▶ [Information supplied]:
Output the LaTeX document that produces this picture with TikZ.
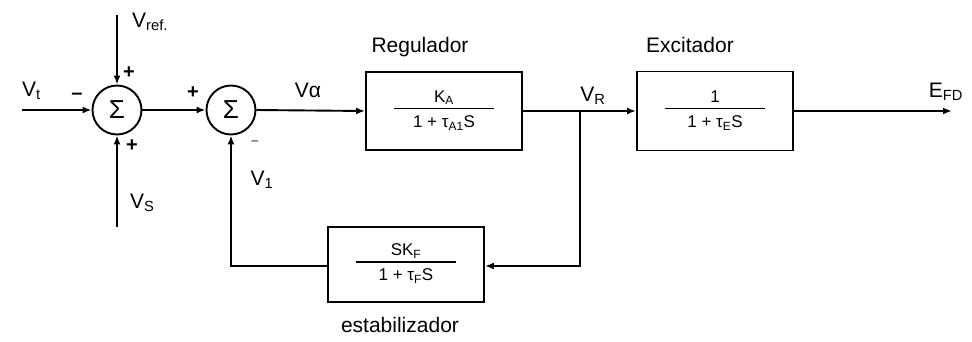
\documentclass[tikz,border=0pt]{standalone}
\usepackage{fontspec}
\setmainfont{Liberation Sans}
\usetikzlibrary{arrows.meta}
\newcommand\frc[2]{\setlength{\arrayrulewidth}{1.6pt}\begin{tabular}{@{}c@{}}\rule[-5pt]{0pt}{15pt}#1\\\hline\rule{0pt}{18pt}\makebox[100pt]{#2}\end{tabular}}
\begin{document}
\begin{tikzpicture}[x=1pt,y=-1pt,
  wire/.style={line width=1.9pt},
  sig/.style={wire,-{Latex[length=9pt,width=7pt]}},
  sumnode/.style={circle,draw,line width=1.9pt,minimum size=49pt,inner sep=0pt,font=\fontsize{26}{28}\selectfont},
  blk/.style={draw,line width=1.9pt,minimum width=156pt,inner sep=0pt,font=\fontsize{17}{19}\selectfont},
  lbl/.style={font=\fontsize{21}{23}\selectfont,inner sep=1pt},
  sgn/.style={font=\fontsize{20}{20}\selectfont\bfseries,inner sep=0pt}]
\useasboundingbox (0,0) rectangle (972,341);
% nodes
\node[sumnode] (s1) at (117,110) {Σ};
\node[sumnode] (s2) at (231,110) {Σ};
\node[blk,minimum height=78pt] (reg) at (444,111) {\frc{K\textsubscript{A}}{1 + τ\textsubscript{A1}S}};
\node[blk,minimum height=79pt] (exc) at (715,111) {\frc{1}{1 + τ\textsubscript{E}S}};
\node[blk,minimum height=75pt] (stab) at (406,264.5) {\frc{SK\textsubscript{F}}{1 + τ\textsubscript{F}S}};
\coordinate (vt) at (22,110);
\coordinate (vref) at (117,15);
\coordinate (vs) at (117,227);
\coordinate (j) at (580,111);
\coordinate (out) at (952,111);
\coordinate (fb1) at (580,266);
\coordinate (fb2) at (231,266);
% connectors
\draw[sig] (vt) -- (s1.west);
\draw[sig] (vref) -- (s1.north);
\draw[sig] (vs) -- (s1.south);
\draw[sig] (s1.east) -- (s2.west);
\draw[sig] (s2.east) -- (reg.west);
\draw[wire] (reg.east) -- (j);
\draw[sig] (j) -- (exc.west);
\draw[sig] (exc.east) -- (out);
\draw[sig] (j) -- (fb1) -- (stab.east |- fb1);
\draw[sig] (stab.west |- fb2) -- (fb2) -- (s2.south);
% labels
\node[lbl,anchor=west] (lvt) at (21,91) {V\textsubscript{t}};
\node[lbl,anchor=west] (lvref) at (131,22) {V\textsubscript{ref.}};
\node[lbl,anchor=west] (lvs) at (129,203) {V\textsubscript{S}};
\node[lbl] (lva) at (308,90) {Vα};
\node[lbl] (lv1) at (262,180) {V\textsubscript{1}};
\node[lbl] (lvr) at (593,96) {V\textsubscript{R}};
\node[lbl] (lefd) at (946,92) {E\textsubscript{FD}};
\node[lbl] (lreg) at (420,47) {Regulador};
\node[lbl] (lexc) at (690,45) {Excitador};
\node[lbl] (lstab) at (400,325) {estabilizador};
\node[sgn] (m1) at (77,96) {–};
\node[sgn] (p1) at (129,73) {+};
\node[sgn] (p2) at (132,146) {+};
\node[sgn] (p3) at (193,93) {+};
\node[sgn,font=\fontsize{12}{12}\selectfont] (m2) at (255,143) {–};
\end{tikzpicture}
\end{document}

▶ [Short exercise]: Repeat the lines above exactly, and keep every picture out.

▶ [Solution]:
Output the LaTeX document that produces this picture with TikZ.
\documentclass[tikz,border=0pt]{standalone}
\usepackage{fontspec}
\setmainfont{Liberation Sans}
\usetikzlibrary{arrows.meta}
\newcommand\frc[2]{\setlength{\arrayrulewidth}{1.6pt}\begin{tabular}{@{}c@{}}\rule[-5pt]{0pt}{15pt}#1\\\hline\rule{0pt}{18pt}\makebox[100pt]{#2}\end{tabular}}
\begin{document}
\begin{tikzpicture}[x=1pt,y=-1pt,
  wire/.style={line width=1.9pt},
  sig/.style={wire,-{Latex[length=9pt,width=7pt]}},
  sumnode/.style={circle,draw,line width=1.9pt,minimum size=49pt,inner sep=0pt,font=\fontsize{26}{28}\selectfont},
  blk/.style={draw,line width=1.9pt,minimum width=156pt,inner sep=0pt,font=\fontsize{17}{19}\selectfont},
  lbl/.style={font=\fontsize{21}{23}\selectfont,inner sep=1pt},
  sgn/.style={font=\fontsize{20}{20}\selectfont\bfseries,inner sep=0pt}]
\useasboundingbox (0,0) rectangle (972,341);
% nodes
\node[sumnode] (s1) at (117,110) {Σ};
\node[sumnode] (s2) at (231,110) {Σ};
\node[blk,minimum height=78pt] (reg) at (444,111) {\frc{K\textsubscript{A}}{1 + τ\textsubscript{A1}S}};
\node[blk,minimum height=79pt] (exc) at (715,111) {\frc{1}{1 + τ\textsubscript{E}S}};
\node[blk,minimum height=75pt] (stab) at (406,264.5) {\frc{SK\textsubscript{F}}{1 + τ\textsubscript{F}S}};
\coordinate (vt) at (22,110);
\coordinate (vref) at (117,15);
\coordinate (vs) at (117,227);
\coordinate (j) at (580,111);
\coordinate (out) at (952,111);
\coordinate (fb1) at (580,266);
\coordinate (fb2) at (231,266);
% connectors
\draw[sig] (vt) -- (s1.west);
\draw[sig] (vref) -- (s1.north);
\draw[sig] (vs) -- (s1.south);
\draw[sig] (s1.east) -- (s2.west);
\draw[sig] (s2.east) -- (reg.west);
\draw[wire] (reg.east) -- (j);
\draw[sig] (j) -- (exc.west);
\draw[sig] (exc.east) -- (out);
\draw[sig] (j) -- (fb1) -- (stab.east |- fb1);
\draw[sig] (stab.west |- fb2) -- (fb2) -- (s2.south);
% labels
\node[lbl,anchor=west] (lvt) at (21,91) {V\textsubscript{t}};
\node[lbl,anchor=west] (lvref) at (131,22) {V\textsubscript{ref.}};
\node[lbl,anchor=west] (lvs) at (129,203) {V\textsubscript{S}};
\node[lbl] (lva) at (308,90) {Vα};
\node[lbl] (lv1) at (262,180) {V\textsubscript{1}};
\node[lbl] (lvr) at (593,96) {V\textsubscript{R}};
\node[lbl] (lefd) at (946,92) {E\textsubscript{FD}};
\node[lbl] (lreg) at (420,47) {Regulador};
\node[lbl] (lexc) at (690,45) {Excitador};
\node[lbl] (lstab) at (400,325) {estabilizador};
\node[sgn] (m1) at (77,96) {–};
\node[sgn] (p1) at (129,73) {+};
\node[sgn] (p2) at (132,146) {+};
\node[sgn] (p3) at (193,93) {+};
\node[sgn,font=\fontsize{12}{12}\selectfont] (m2) at (255,143) {–};
\end{tikzpicture}
\end{document}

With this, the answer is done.